Le capitalisme d’État chinois prépare sa solution climatique

La question du réchauffement climatique au XXIè siècle sera l‘équivalent de celle du pétrole au XXè. La COP26 de Glasgow a enfin mis en lumière le fait que la transition énergétique sera à la fois violente et coûteuse, et qu’elle déterminera les rapports géostratégiques au sein de notre monde post-Covid. Loin de la coopération mondiale souhaitée, les divergences d’intérêts apparues entre États-Unis, Chine et Europe laissent malheureusement anticiper de probables affrontements entre les grands blocs dans le futur.

L’empire du Milieu souffre d’un relatif désavantage compétitif au départ de cette course à la survie de la planète. “Atelier du monde” depuis l’année 2001, il a vu lors des deux dernières décennies l’Occident intelligemment délocaliser en Chine les activités les plus polluantes, à une époque où le coût environnemental n’était pas encore facturé. Anticipant son pic d’émissions de CO2 pour 2030, Pékin ne se donne que trente ans pour atteindre la neutralité carbone dès 2060, quand Europe et États-Unis s’accordent une cinquantaine d’années entre les deux étapes. En prenant en compte la différence de future croissance du PNB entre les régions, on voit donc que la Chine devra travailler cinq à dix fois plus rapidement que l’Occident si elle veut tenir ses objectifs très ambitieux. Aux yeux des dirigeants chinois, cette “mission impossible” requiert un autre type de gouvernance, reposant sur un capitalisme d’État et un partenariat public-privé, lui-même construit sur trois piliers principaux.

D’abord un État stratège, prêt à prendre des paris technologiques très forts dans la durée, seuls à même de construire un leadership mondial. L’idée est d’identifier les meilleures technologies du futur, et de prendre le risque d’en réduire dramatiquement la structure de coûts grâce à des économies d’échelle apportées par des volumes sans précédent et alimentées par d’extravagantes subventions publiques – à hauteur de plusieurs dizaines de milliards de dollars. Ce fut le cas, dans la décennie 2010, de l’industrie solaire, dont la chaîne de valeurs est désormais pour les deux-tiers, voire les trois-quarts, sous domination chinoise. C’est le cas, aujourd’hui, du marché de la batterie électrique, dont la Chine occupe la pole position. Ce sera peut-être le cas, demain, de la capture du carbone, dont on anticipe qu’elle devrait être la principale solution aux émissions de CO2.

Deuxième pilier : le sang le plus entrepreneurial du monde, moteur du secteur privé chinois et de son unique capacité d’adaptation à des circonstances en évolution permanente. Cet avantage est renforcé par la prédominance des femmes chinoises dans la sphère des affaires, leur assurant la majorité, tant dans le nombre de créations de start-ups que sur la liste des milliardaires chinois. Elles sont, par un biais culturel, d’autant plus sensibles à la cause environnementale qu’elles y voient un avantage compétitif clé dans leur future offre de produits et services.

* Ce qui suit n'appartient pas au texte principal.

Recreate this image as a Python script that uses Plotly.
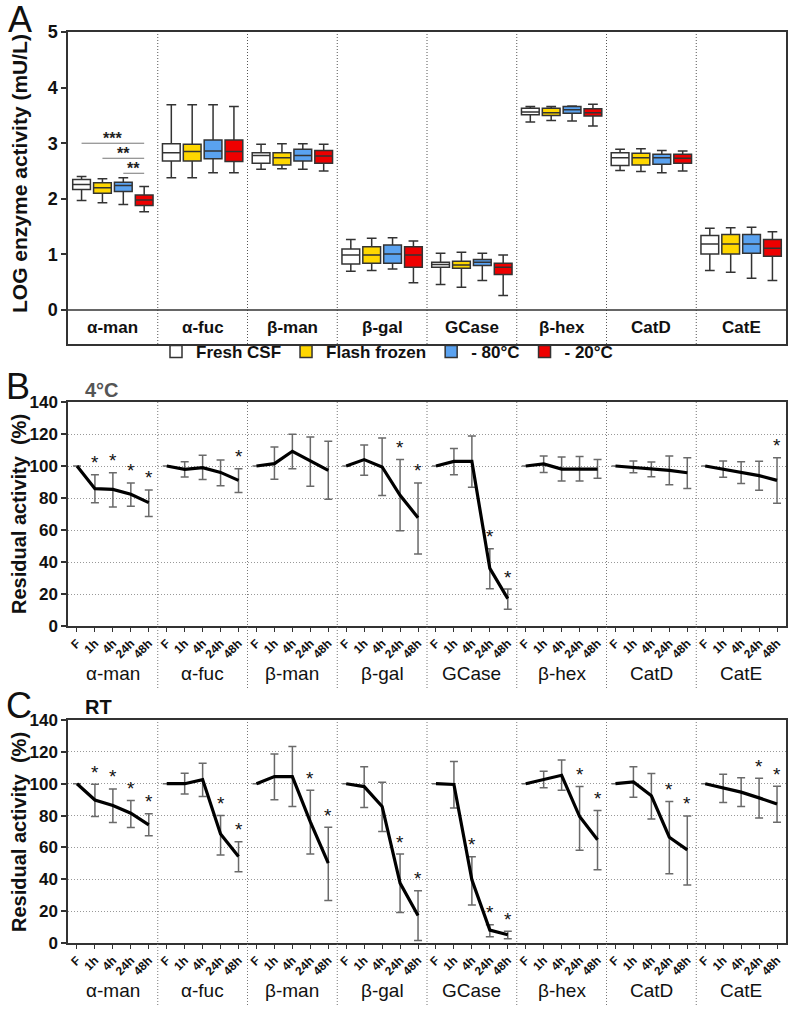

Le troisième pilier de ce nouveau capitalisme d’État chinois est celui qui reste le plus difficile à appréhender par les Occidentaux : la jeunesse du consommateur et son surprenant pouvoir d’achat, alimenté par l’épargne des deux générations précédentes. Ces Millenials et Génération Z sont encore plus attirés que leurs contemporains occidentaux par la cause environnementale, sous l’effet de la pollution à laquelle ils sont exposés quotidiennement. De plus, ils jouissent du pouvoir économique d’imposer les nouveaux modes de consommation fondés sur l’économie du partage. Cette « économie collaborative », rendue possible par l’accélération de la digitalisation, est désormais perçue comme une évidence, compte tenu de la densité de population urbaine en Chine.

En conclusion, l’année 2021 aura vu en Chine la brutale introduction d’une nouvelle gouvernance de l’internet, après la digitalisation à marche forcée des vingt dernières années, en opposition frontale au laisser-faire américain toujours impuissant face aux monopoles des GAFA. Il est à parier que, de la même manière, le gouvernement chinois aura à cœur, dans l’avenir, de développer son propre système de gouvernance environnementale qui, en verdissant la Grande Muraille, risque bien de nous surprendre à nouveau.

David Baverez
Investisseur, résidant à Hong Kong depuis dix ans.
Auteur de Chine-Europe : le grand tournant (Le Passeur, 2021).